- **Dataset excerpts**:
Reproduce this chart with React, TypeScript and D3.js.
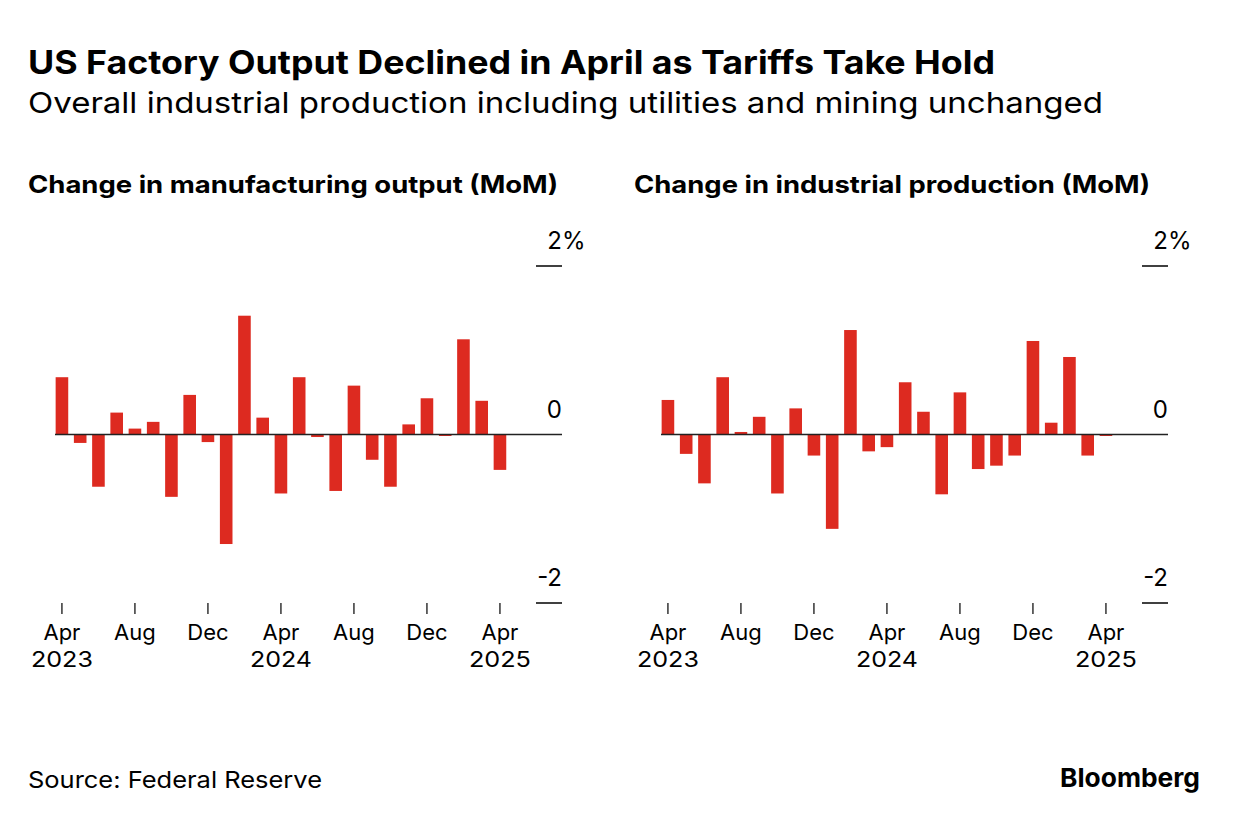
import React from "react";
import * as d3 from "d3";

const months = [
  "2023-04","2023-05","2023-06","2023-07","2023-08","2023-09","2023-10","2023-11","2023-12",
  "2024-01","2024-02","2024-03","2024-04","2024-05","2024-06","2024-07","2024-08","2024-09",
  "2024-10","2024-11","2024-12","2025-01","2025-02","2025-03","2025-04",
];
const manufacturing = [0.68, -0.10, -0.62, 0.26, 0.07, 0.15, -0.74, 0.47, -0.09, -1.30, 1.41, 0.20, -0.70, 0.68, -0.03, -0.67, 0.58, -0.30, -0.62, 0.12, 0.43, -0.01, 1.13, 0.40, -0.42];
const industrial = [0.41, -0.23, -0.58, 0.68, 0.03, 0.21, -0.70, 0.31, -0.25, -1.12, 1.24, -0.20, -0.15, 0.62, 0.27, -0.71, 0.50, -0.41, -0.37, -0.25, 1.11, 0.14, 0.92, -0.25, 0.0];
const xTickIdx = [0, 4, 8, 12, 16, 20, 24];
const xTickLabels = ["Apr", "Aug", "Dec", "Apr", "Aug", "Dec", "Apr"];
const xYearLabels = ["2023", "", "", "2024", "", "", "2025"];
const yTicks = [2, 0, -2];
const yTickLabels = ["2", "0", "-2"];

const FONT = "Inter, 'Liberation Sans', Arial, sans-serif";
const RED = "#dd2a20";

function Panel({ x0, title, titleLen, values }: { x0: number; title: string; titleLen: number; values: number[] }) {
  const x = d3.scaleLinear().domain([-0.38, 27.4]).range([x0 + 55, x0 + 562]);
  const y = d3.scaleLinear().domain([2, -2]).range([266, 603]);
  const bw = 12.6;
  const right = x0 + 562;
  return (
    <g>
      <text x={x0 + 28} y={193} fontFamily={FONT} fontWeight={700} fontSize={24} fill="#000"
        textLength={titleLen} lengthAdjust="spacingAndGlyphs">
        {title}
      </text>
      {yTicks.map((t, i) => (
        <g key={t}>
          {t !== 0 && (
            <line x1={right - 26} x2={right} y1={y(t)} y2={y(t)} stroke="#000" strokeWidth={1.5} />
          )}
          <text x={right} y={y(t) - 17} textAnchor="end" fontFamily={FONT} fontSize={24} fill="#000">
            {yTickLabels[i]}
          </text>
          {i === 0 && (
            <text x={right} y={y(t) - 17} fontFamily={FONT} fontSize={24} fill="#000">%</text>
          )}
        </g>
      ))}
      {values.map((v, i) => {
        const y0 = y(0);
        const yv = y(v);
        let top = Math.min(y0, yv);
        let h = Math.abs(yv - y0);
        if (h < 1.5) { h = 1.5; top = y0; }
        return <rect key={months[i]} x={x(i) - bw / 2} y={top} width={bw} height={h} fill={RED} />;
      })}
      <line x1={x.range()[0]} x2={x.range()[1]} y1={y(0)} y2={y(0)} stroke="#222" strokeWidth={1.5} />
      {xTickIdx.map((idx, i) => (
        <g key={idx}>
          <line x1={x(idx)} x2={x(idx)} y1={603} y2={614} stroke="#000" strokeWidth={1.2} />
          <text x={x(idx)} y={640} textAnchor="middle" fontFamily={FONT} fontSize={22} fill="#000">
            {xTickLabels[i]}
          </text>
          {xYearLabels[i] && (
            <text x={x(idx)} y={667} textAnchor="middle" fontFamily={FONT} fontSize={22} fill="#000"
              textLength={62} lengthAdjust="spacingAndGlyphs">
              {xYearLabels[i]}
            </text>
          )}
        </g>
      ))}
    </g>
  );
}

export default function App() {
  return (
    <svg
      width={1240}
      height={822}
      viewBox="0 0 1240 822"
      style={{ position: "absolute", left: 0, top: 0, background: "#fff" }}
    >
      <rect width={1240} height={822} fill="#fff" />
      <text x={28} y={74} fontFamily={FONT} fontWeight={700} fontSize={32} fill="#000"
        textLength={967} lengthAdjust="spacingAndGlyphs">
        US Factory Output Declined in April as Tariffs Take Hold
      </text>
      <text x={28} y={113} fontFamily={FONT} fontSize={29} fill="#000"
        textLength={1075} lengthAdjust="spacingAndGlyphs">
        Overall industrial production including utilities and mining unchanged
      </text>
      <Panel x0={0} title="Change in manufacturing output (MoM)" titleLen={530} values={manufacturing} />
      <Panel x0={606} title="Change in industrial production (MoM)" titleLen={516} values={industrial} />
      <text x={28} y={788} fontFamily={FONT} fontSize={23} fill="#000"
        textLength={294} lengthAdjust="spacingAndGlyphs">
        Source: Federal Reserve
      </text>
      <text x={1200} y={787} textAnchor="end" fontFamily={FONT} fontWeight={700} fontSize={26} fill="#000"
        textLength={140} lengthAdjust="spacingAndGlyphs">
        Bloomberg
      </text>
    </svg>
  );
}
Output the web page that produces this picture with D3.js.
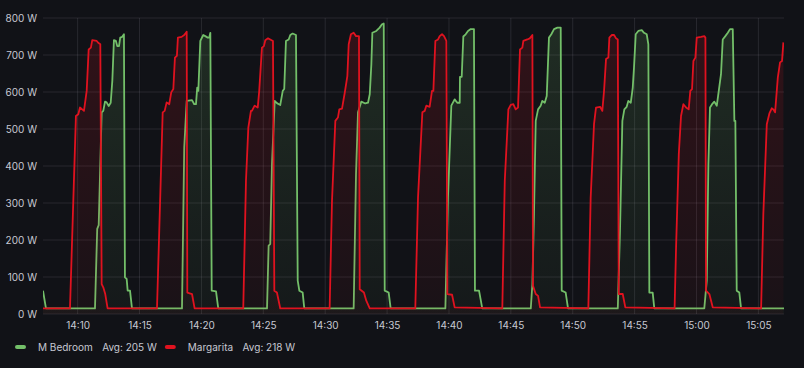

- **What you will do**: Write the lines above out again exactly, without any of their pictures.

- **Task answer**:
Reproduce this chart with React, TypeScript and D3.js.
import React from "react";
import * as d3 from "d3";

const months = [
  "2023-04","2023-05","2023-06","2023-07","2023-08","2023-09","2023-10","2023-11","2023-12",
  "2024-01","2024-02","2024-03","2024-04","2024-05","2024-06","2024-07","2024-08","2024-09",
  "2024-10","2024-11","2024-12","2025-01","2025-02","2025-03","2025-04",
];
const manufacturing = [0.68, -0.10, -0.62, 0.26, 0.07, 0.15, -0.74, 0.47, -0.09, -1.30, 1.41, 0.20, -0.70, 0.68, -0.03, -0.67, 0.58, -0.30, -0.62, 0.12, 0.43, -0.01, 1.13, 0.40, -0.42];
const industrial = [0.41, -0.23, -0.58, 0.68, 0.03, 0.21, -0.70, 0.31, -0.25, -1.12, 1.24, -0.20, -0.15, 0.62, 0.27, -0.71, 0.50, -0.41, -0.37, -0.25, 1.11, 0.14, 0.92, -0.25, 0.0];
const xTickIdx = [0, 4, 8, 12, 16, 20, 24];
const xTickLabels = ["Apr", "Aug", "Dec", "Apr", "Aug", "Dec", "Apr"];
const xYearLabels = ["2023", "", "", "2024", "", "", "2025"];
const yTicks = [2, 0, -2];
const yTickLabels = ["2", "0", "-2"];

const FONT = "Inter, 'Liberation Sans', Arial, sans-serif";
const RED = "#dd2a20";

function Panel({ x0, title, titleLen, values }: { x0: number; title: string; titleLen: number; values: number[] }) {
  const x = d3.scaleLinear().domain([-0.38, 27.4]).range([x0 + 55, x0 + 562]);
  const y = d3.scaleLinear().domain([2, -2]).range([266, 603]);
  const bw = 12.6;
  const right = x0 + 562;
  return (
    <g>
      <text x={x0 + 28} y={193} fontFamily={FONT} fontWeight={700} fontSize={24} fill="#000"
        textLength={titleLen} lengthAdjust="spacingAndGlyphs">
        {title}
      </text>
      {yTicks.map((t, i) => (
        <g key={t}>
          {t !== 0 && (
            <line x1={right - 26} x2={right} y1={y(t)} y2={y(t)} stroke="#000" strokeWidth={1.5} />
          )}
          <text x={right} y={y(t) - 17} textAnchor="end" fontFamily={FONT} fontSize={24} fill="#000">
            {yTickLabels[i]}
          </text>
          {i === 0 && (
            <text x={right} y={y(t) - 17} fontFamily={FONT} fontSize={24} fill="#000">%</text>
          )}
        </g>
      ))}
      {values.map((v, i) => {
        const y0 = y(0);
        const yv = y(v);
        let top = Math.min(y0, yv);
        let h = Math.abs(yv - y0);
        if (h < 1.5) { h = 1.5; top = y0; }
        return <rect key={months[i]} x={x(i) - bw / 2} y={top} width={bw} height={h} fill={RED} />;
      })}
      <line x1={x.range()[0]} x2={x.range()[1]} y1={y(0)} y2={y(0)} stroke="#222" strokeWidth={1.5} />
      {xTickIdx.map((idx, i) => (
        <g key={idx}>
          <line x1={x(idx)} x2={x(idx)} y1={603} y2={614} stroke="#000" strokeWidth={1.2} />
          <text x={x(idx)} y={640} textAnchor="middle" fontFamily={FONT} fontSize={22} fill="#000">
            {xTickLabels[i]}
          </text>
          {xYearLabels[i] && (
            <text x={x(idx)} y={667} textAnchor="middle" fontFamily={FONT} fontSize={22} fill="#000"
              textLength={62} lengthAdjust="spacingAndGlyphs">
              {xYearLabels[i]}
            </text>
          )}
        </g>
      ))}
    </g>
  );
}

export default function App() {
  return (
    <svg
      width={1240}
      height={822}
      viewBox="0 0 1240 822"
      style={{ position: "absolute", left: 0, top: 0, background: "#fff" }}
    >
      <rect width={1240} height={822} fill="#fff" />
      <text x={28} y={74} fontFamily={FONT} fontWeight={700} fontSize={32} fill="#000"
        textLength={967} lengthAdjust="spacingAndGlyphs">
        US Factory Output Declined in April as Tariffs Take Hold
      </text>
      <text x={28} y={113} fontFamily={FONT} fontSize={29} fill="#000"
        textLength={1075} lengthAdjust="spacingAndGlyphs">
        Overall industrial production including utilities and mining unchanged
      </text>
      <Panel x0={0} title="Change in manufacturing output (MoM)" titleLen={530} values={manufacturing} />
      <Panel x0={606} title="Change in industrial production (MoM)" titleLen={516} values={industrial} />
      <text x={28} y={788} fontFamily={FONT} fontSize={23} fill="#000"
        textLength={294} lengthAdjust="spacingAndGlyphs">
        Source: Federal Reserve
      </text>
      <text x={1200} y={787} textAnchor="end" fontFamily={FONT} fontWeight={700} fontSize={26} fill="#000"
        textLength={140} lengthAdjust="spacingAndGlyphs">
        Bloomberg
      </text>
    </svg>
  );
}
Output the web page that produces this picture with D3.js.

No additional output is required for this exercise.